I don't know how he could have thought that pulling that hard was how the dress was supposed to unzip, but my man, he managed to break the zipper pull in half and rip it off of the zipper. Yikes.
Do I even have to mention to you that the very last thing in the world that I want to do is tear out the invisible zipper on that dress and sew a new one in? The VERY last thing in the world? Especially when, if I'm being completely honest with myself, I did make an error with my seam allowances and the dress is already just maybe a millimeter too snug for my liking?
Hmmm, hmmm. What to do? What to do? Thinking... Thinking...
Hell, the fashion show jury already thinks that my kid's outfit is too sexy. Might as well add a lace-up back to the mix!
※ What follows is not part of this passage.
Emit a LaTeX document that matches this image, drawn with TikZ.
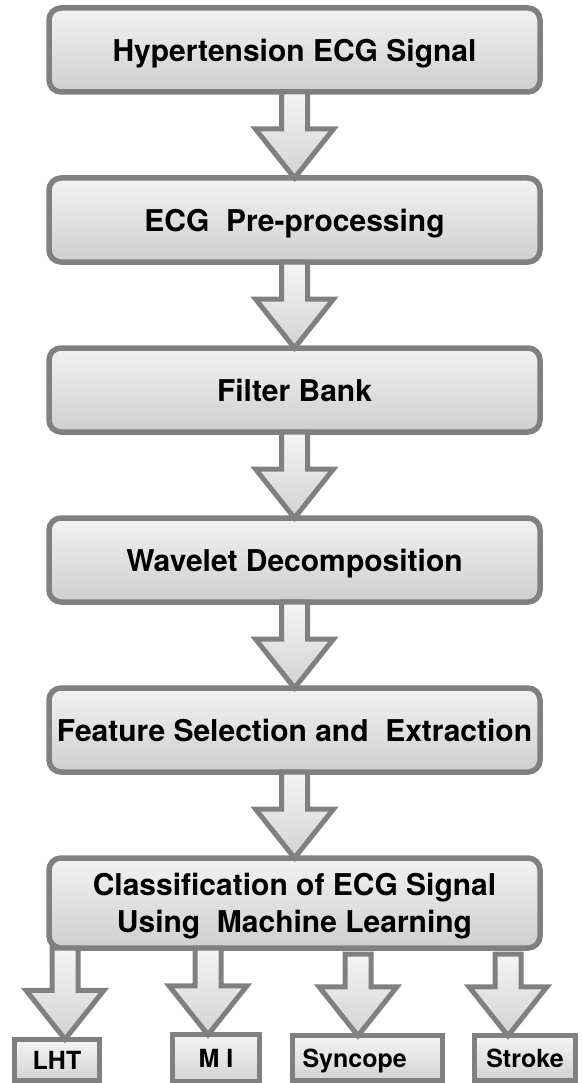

I hate, hate, HATE my snap setter, which bends my snaps every time I try to set them. From what I've read, this particular snap setter does work for some people (though not for most, I wager), but it apparently takes a lot of practice and futzing and the reading of extra tips on line, which I do not currently have time for. However, it punches grommets like a dream, and so given a choice, I often make lace-up stuff, as in the following:
First you take off the rubber rings and use the pokey part of the tool to punch a hole in your fabric:
Trim away the bits of fabric that you just punched out, then set the eyelet or grommet in the hole, with the finished-looking flat side on the right side of the fabric and the pokey side poking through the hole into the wrong side:
Set up the pliers so that the flat side of the grommet is against the pokey side of the pliers, with the post going through the hole in the middle of the grommet, and squeeze the pliers together:
Perfect grommet!
What, you didn't want to see the finished dress, did you? Well, I'm not putting that dress back on the baby until fashion show dress rehearsal, so you're just going to have to wait.